In [None]:
# extract the header from the intranet_extract
# the header is the first <h1> tag
from bs4 import BeautifulSoup
import re
import pandas as pd
from numpy import nan

In [None]:
with open("data/archiv.html", "r") as f:
    html_dump = f.read()
soup = BeautifulSoup(html_dump)

intranet_df = pd.DataFrame(columns=["date", "title", "message"])
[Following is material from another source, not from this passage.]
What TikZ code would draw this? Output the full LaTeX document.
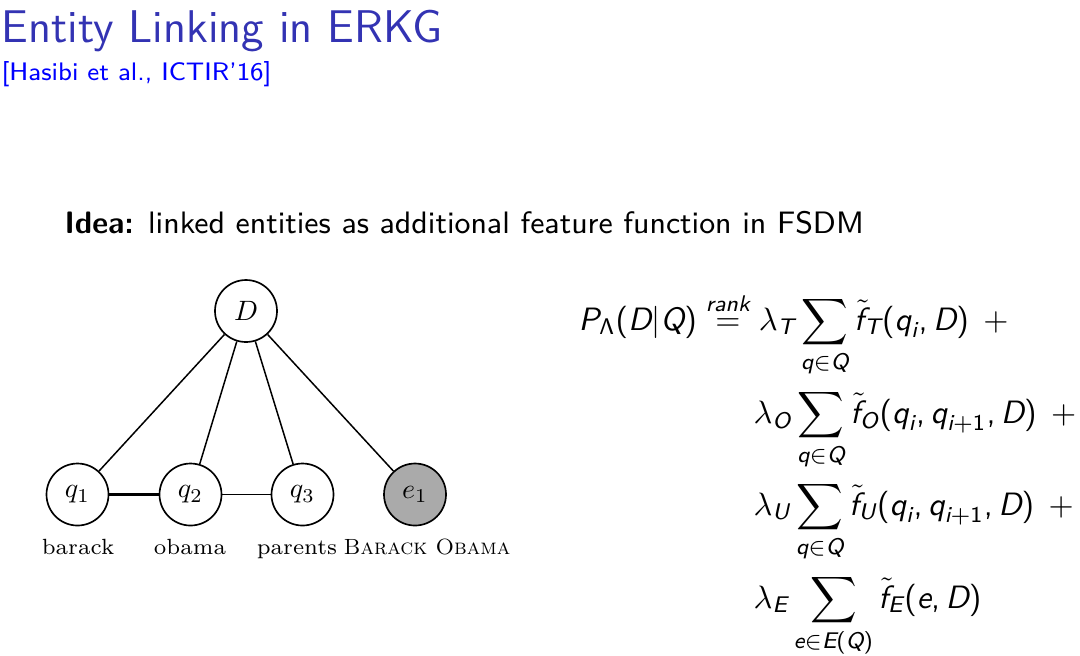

# find all elemtents with the class csc-default
for element in soup.find_all(class_='csc-default'):
    try:
        # extract the header from the element
        title = element.find('h1').text
        try:
            date, title = title.split("_", 1)
        except ValueError:
            date = None
    
        # concatenate all paragraphs
        message = " ".join([p.text for p in element.find_all('p')])
        message = re.sub(r'\s+', ' ', message).strip()

        intranet_df.loc[len(intranet_df)] = [date, title, message]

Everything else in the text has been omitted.